Today, after a fraction over 12 years, I bade farewell to the Solaris Desktop team to join Oracle’s Systems Experience Design team, a.k.a. sxDesign, which has a wider but still largely Solaris-focused usability remit.1
There’s been a good deal of overlap and collaboration between the two teams over the years anyway, so it’s not exactly a step into the unknown. The elders among you will remember the GNOME 1.4 usability study I presented at GUADEC in 2001, for example, which was primarily the handiwork of a previous incarnation of sxDesign… I pretty much just turned up at the end to steal the glory for the Desktop team. In your face, people I’m going to be working with now!2
While this pretty much brings an end to any ‘day job’ involvement I still had in the GNOME community (which has been basically ‘none’ for the past couple of years anyway), it certainly won’t be the end of my interest.

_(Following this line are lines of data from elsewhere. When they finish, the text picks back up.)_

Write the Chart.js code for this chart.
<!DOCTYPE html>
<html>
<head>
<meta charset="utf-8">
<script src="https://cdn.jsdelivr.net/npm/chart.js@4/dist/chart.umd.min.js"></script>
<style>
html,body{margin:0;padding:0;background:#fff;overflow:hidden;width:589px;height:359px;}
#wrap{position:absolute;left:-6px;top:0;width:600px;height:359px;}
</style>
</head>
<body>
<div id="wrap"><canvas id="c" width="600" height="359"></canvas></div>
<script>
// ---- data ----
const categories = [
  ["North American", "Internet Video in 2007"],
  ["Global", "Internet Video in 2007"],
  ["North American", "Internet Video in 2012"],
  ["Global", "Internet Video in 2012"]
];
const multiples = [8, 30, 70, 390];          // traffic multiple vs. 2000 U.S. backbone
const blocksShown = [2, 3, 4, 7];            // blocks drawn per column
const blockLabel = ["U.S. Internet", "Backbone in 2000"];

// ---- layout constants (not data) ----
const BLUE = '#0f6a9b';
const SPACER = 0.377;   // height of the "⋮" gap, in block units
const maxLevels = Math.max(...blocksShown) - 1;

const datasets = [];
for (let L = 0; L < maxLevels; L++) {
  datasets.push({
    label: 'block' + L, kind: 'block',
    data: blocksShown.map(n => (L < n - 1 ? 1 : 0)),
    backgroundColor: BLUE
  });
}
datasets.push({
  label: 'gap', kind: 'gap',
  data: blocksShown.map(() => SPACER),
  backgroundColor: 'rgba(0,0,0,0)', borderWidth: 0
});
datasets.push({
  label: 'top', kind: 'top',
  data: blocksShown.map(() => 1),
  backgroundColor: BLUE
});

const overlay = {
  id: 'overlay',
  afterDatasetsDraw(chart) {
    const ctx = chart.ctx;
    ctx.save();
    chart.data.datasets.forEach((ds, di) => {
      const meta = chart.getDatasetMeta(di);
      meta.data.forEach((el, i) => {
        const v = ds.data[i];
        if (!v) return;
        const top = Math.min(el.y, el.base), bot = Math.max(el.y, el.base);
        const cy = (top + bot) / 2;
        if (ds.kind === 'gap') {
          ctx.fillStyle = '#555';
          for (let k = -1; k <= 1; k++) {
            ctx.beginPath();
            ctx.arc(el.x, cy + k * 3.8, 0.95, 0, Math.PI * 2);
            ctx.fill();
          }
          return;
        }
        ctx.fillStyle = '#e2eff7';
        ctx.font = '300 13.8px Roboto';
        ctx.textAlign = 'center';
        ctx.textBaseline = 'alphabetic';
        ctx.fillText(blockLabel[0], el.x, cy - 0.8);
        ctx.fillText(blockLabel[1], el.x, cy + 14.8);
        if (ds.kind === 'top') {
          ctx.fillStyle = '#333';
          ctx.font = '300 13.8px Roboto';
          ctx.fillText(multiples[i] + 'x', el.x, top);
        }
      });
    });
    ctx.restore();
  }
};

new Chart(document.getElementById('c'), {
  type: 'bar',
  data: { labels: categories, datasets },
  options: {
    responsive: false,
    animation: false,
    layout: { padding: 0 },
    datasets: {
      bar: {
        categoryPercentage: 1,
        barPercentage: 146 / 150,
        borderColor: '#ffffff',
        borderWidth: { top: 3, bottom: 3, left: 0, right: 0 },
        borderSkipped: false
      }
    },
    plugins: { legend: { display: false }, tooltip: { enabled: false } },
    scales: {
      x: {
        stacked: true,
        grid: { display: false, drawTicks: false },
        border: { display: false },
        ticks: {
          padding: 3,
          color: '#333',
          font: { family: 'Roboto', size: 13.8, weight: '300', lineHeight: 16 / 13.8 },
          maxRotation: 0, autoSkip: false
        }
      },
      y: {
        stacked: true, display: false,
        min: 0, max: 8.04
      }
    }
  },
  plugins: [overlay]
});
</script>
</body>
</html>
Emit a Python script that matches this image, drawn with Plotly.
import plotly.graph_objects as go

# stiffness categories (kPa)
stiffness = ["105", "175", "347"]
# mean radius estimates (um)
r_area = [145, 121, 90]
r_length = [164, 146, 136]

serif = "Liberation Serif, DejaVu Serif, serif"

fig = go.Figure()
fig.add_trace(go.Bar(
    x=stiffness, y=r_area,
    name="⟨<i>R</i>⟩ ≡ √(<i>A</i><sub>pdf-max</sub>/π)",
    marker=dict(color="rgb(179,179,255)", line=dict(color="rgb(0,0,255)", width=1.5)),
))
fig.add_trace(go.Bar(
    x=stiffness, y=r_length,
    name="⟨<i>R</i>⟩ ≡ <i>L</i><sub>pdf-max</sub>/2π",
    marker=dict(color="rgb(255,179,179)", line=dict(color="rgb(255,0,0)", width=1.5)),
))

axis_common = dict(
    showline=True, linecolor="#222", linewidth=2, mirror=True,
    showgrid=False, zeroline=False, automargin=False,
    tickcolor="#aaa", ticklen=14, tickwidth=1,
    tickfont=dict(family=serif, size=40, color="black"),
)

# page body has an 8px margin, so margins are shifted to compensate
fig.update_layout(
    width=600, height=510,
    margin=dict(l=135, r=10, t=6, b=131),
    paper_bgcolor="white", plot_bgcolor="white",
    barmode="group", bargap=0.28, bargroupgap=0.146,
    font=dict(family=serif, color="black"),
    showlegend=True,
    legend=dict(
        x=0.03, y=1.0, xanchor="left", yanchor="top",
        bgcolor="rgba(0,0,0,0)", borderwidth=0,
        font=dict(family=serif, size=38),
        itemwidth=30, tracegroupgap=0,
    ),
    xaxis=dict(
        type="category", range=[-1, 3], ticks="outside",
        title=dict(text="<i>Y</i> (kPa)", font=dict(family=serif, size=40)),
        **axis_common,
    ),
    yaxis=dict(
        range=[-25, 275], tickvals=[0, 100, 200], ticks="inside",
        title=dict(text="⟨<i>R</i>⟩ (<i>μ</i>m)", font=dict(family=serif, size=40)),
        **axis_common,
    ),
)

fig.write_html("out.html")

If anything, I’ll probably be using GNOME more often again, albeit the trailing-edge enterprise-stable version we currently ship with Solaris 11. But I’ll certainly be keeping a keen eye on the GNOME 3 releases too, and continuing to call for its inclusion in Solaris as soon as is practical 
1 A move I was first approached about making in about 2003, I think… who says I’m rubbish at making snap decisions?
2 I’m not really. They all left years ago.